Switching back and forth between the narrative voices of these two characters, the novel tells of their separate lives and their gradual coming together. This could all have been rather corny and predictable, but I can assure you that it isn't. There are many rather fascinating elements in the story -- in particular, perhaps, the fact that Daniel has synesthesia, or more properly "grapheme → color synesthesia", though it's never named as such in the novel -- he sees letters of the alphabet as individual colours. He hopes his daughter may have inherited the condition, in which case she may be able to read the gifts he leaves outside her door -- found objects of the colours that spell her name, carefully fashioned into tiny works of art.
I found the novel pretty unputdownable, and stayed up late finishing it almost in one gulp. Of course you long to know what the outcome is going to be and hope for a happy ending, but I cannot possibly tell you any of this. I thought Daniel and his life were extremely well evoked. I've had some experience fairly recently of working with homeless people in Oxford, and that makes you realise what a lot of sad stories there are behind those rather daunting facades. The novel is beautifully written, though I sometimes found it a little bit too crafted, if that's the right word. Each chapter is prefaced by a list of ten items -- for Alice, for instance, 'Ten things I will say to my father', 'Ten things I know about my mother', and for Daniel, 'Ten ways othe people might describe me', 'Ten things I've found that spell your name'. Clever stuff, and a good way of moving the plot forward without the need for too much explanation and back story, but it slightly got on my nerves after a while. I was also less enamoured of Alice than I'd like to have been, and wanted to tell her to pull herself together at times, though of course her life has been blighted somewhat by the early death of her mother and the fact that her father and sisters have a secret that they refuse to share with her.
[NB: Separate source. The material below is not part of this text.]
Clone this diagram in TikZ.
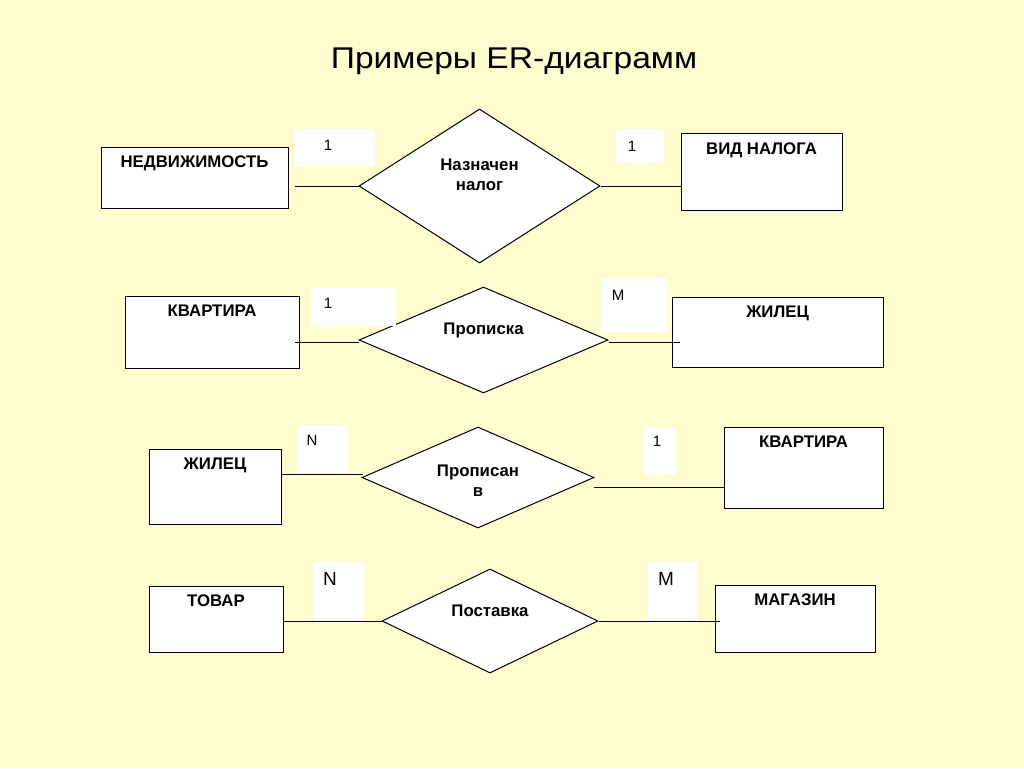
\documentclass[tikz,border=0pt]{standalone}
\usepackage{fontspec}
\setmainfont{Liberation Sans}
\usepackage{xcolor}
\usepackage{graphicx}
\usepackage{tikz}
\usetikzlibrary{shapes.geometric}
\definecolor{slide}{RGB}{255,253,208}

\begin{document}
\begin{tikzpicture}[x=1pt, y=-1pt,
  entity/.style={rectangle, draw, line width=1pt, fill=white, inner sep=0pt},
  relation/.style={diamond, draw, line width=1pt, fill=white, inner sep=0pt},
  card/.style={rectangle, fill=white, inner sep=0pt},
  link/.style={line width=1pt},
  every label/.style={inner sep=0pt, font=\fontsize{16.8}{20}\selectfont\bfseries}]
% Background
\fill[slide] (0,0) rectangle (1024,768);
\node[anchor=base, inner sep=0pt, font=\fontsize{30}{36}\selectfont] (title) at (514,68) {\scalebox{1.12}[1]{Примеры ER-диаграмм}};

% Entities
\node[entity, minimum width=187pt, minimum height=61pt, label={[anchor=north, yshift=-9pt]north:НЕДВИЖИМОСТЬ}] (ned) at (194.5,177.5) {};
\node[entity, minimum width=161pt, minimum height=77pt, label={[anchor=north, yshift=-10.5pt]north:ВИД НАЛОГА}] (vid) at (761.5,171.5) {};
\node[entity, minimum width=174pt, minimum height=72pt, label={[anchor=north, yshift=-9pt]north:КВАРТИРА}] (kv1) at (212,332) {};
\node[entity, minimum width=211pt, minimum height=70pt, label={[anchor=north, yshift=-9.5pt]north:ЖИЛЕЦ}] (zh1) at (777.5,332) {};
\node[entity, minimum width=132pt, minimum height=75pt, label={[anchor=north, yshift=-9.5pt]north:ЖИЛЕЦ}] (zh2) at (215,486.5) {};
\node[entity, minimum width=159pt, minimum height=81pt, label={[anchor=north, yshift=-9pt]north:КВАРТИРА}] (kv2) at (803.5,467.5) {};
\node[entity, minimum width=134pt, minimum height=66pt, label={[anchor=north, yshift=-9pt]north:ТОВАР}] (tov) at (216,619) {};
\node[entity, minimum width=160pt, minimum height=67pt, label={[anchor=north, yshift=-9.5pt]north:МАГАЗИН}] (mag) at (795,618.5) {};

%Relations
\node[relation, minimum width=241pt, minimum height=154pt, label={[yshift=11pt, align=center]center:Назначен\\налог}] (d1) at (479.5,186) {};
\node[relation, minimum width=249pt, minimum height=106pt, label={[yshift=10pt]center:Прописка}] (d2) at (483.5,340) {};
\node[relation, minimum width=232pt, minimum height=101pt, label={[yshift=-3pt, align=center]center:Прописан\\в}] (d3) at (478,477.5) {};
\node[relation, minimum width=216pt, minimum height=104pt, label={[yshift=10pt]center:Поставка}] (d4) at (490,621) {};

%Cardinalities
\node[card, minimum width=81pt, minimum height=37pt, label={[xshift=-6.5pt, yshift=2.5pt, font=\fontsize{15}{18}\selectfont]center:1}] (c1) at (334.5,147.5) {};
\node[card, minimum width=48pt, minimum height=34pt, label={[xshift=-8pt, font=\fontsize{15}{18}\selectfont]center:1}] (c2) at (640,146) {};
\node[card, minimum width=85pt, minimum height=38pt, label={[xshift=-25.5pt, yshift=4pt, font=\fontsize{15}{18}\selectfont]center:1}] (c3) at (353.5,307) {};
\node[card, minimum width=66pt, minimum height=54pt, label={[xshift=-16pt, yshift=10pt, font=\fontsize{15}{18}\selectfont]center:M}] (c4) at (634,305) {};
\node[card, minimum width=51pt, minimum height=48pt, label={[xshift=-10.5pt, yshift=9pt, font=\fontsize{15}{18}\selectfont]center:N}] (c5) at (322.5,449) {};
\node[card, minimum width=33pt, minimum height=47pt, label={[xshift=-2.5pt, yshift=10.5pt, font=\fontsize{15}{18}\selectfont]center:1}] (c6) at (659.5,451.5) {};
\node[card, minimum width=50pt, minimum height=61pt, label={[xshift=-9pt, yshift=13.5pt, font=\fontsize{19}{22}\selectfont]center:N}] (c7) at (339,592.5) {};
\node[card, minimum width=50pt, minimum height=61pt, label={[xshift=-7pt, yshift=13.5pt, font=\fontsize{19}{22}\selectfont]center:M}] (c8) at (673,592.5) {};

%Lines
\coordinate (a1) at (295,186);
\coordinate (a2) at (295,342);
\coordinate (b2) at (680,342);
\coordinate (a3) at (363,474);
\coordinate (b3) at (594,487);
\coordinate (b4) at (720,621);
\draw[link] (a1) -- (d1.west);
\draw[link] (d1.east) -- (vid.west |- d1.east);
\draw[link] (a2) -- (d2.west |- a2);
\draw[link] (d2.east |- b2) -- (b2);
\draw[link] (zh2.east |- a3) -- (a3);
\draw[link] (b3) -- (kv2.west |- b3);
\draw[link] (tov.east |- d4.west) -- (d4.west);
\draw[link] (d4.east) -- (b4);
\end{tikzpicture}
\end{document}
And the title made me ponder a bit -- Learnt or Learned? I googled it and gathered that though they are interchangeable in the UK, Americans prefer the ed form of verbs.
Well, I said I was picky, didn't I, and I certainly wouldn't want to put you off what is an extremely impressive first novel. I stayed awake even after I'd finished the final chapter, thinking about the implications for the futures of the two characters, and that's always a good sign.